Tous ceux qui s’activent ainsi sous le chapiteau du restaurant solidaire du Secours islamique France (SIF) installé sur un parking non loin du métro Saint-Denis Porte de Paris ont une bonne raison d’être là. Abdallah, actuellement sans emploi, évoque l’islam qui fait de la solidarité « une obligation pour tout musulman ». Valentina, italienne venue en France dans le cadre du programme Erasmus et aujourd’hui diplômée en anthropologie, vient pour « l’accueil et l’ambiance ».
Amina, professeur des écoles, souhaite « donner à ceux qui n’ont pas ». Yousra, plus âgée, « bénéficiaire » du SIF, est heureuse de « pouvoir rendre à son tour service ».
Leçon de vie
Au fil de l’après-midi, d’autres bénévoles les rejoignent, lavent les casseroles, installent les tables, préparent le couvert. « Longtemps, je n’ai pensé qu’à moi, confie David, Web designer, récemment converti. Aimer son prochain comme soi-même, c’est faire la volonté de Dieu. Mais en me mettant au service des autres, je reçois d’eux une leçon de vie ». « Aider me rapproche spirituellement de mon Créateur », affirme de son côté Anis (1), ingénieur technico commercial.
« Nous pouvons compter chaque jour sur une trentaine de personnes, explique Ayad Aït Ahmed, responsable des bénévoles au SIF. Moyenne d’âge : 24 ans. Ces jeunes, bien formés, se reconnaissent dans l’éthique du Secours islamique, qui affirme l’égale dignité de chaque homme. Ils trouvent ici un lieu ouvert où ils peuvent s’investir, où on leur fait confiance, et qui est pour eux une école de tolérance, de militantisme et de citoyenneté. »
Un peu après 20 heures, des familles de Roms - dont certaines campent à deux pas de là – se pressent à l’entrée de la tente, ainsi que des habitants du quartier, trop seuls, et des personnes qui vivent dans la rue. Puis arrivent de jeunes migrants tunisiens, des habitués eux aussi, qui, tel Zyad, viennent prendre « un repas cuisiné comme à la maison », et « trouver un peu de chaleur ».

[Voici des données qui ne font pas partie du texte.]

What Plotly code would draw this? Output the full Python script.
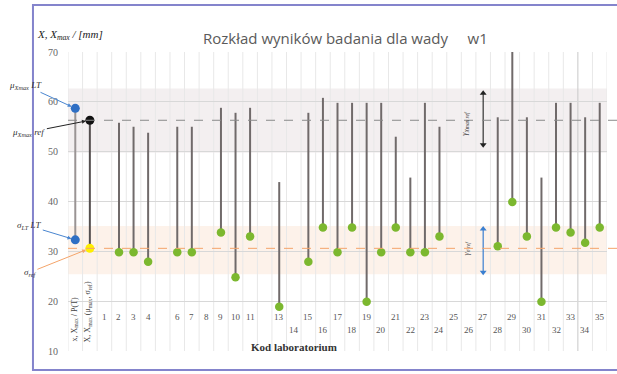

Hausse de la fréquentation
Bientôt, les femmes seules et les jeunes mères avec enfants se regroupent autour de trois tables, bien décidées à « partager un bon moment ». Les Tunisiens se serrent les uns contre les autres et échangent des nouvelles. Vers 21 heures, après la prière de Maghrib, arrivent les « jeûneurs » qui après avoir bu du lait et pris une datte, mangent en silence mais avec appétit tandis que dehors, les premiers servis s’attardent, un verre de thé à la main.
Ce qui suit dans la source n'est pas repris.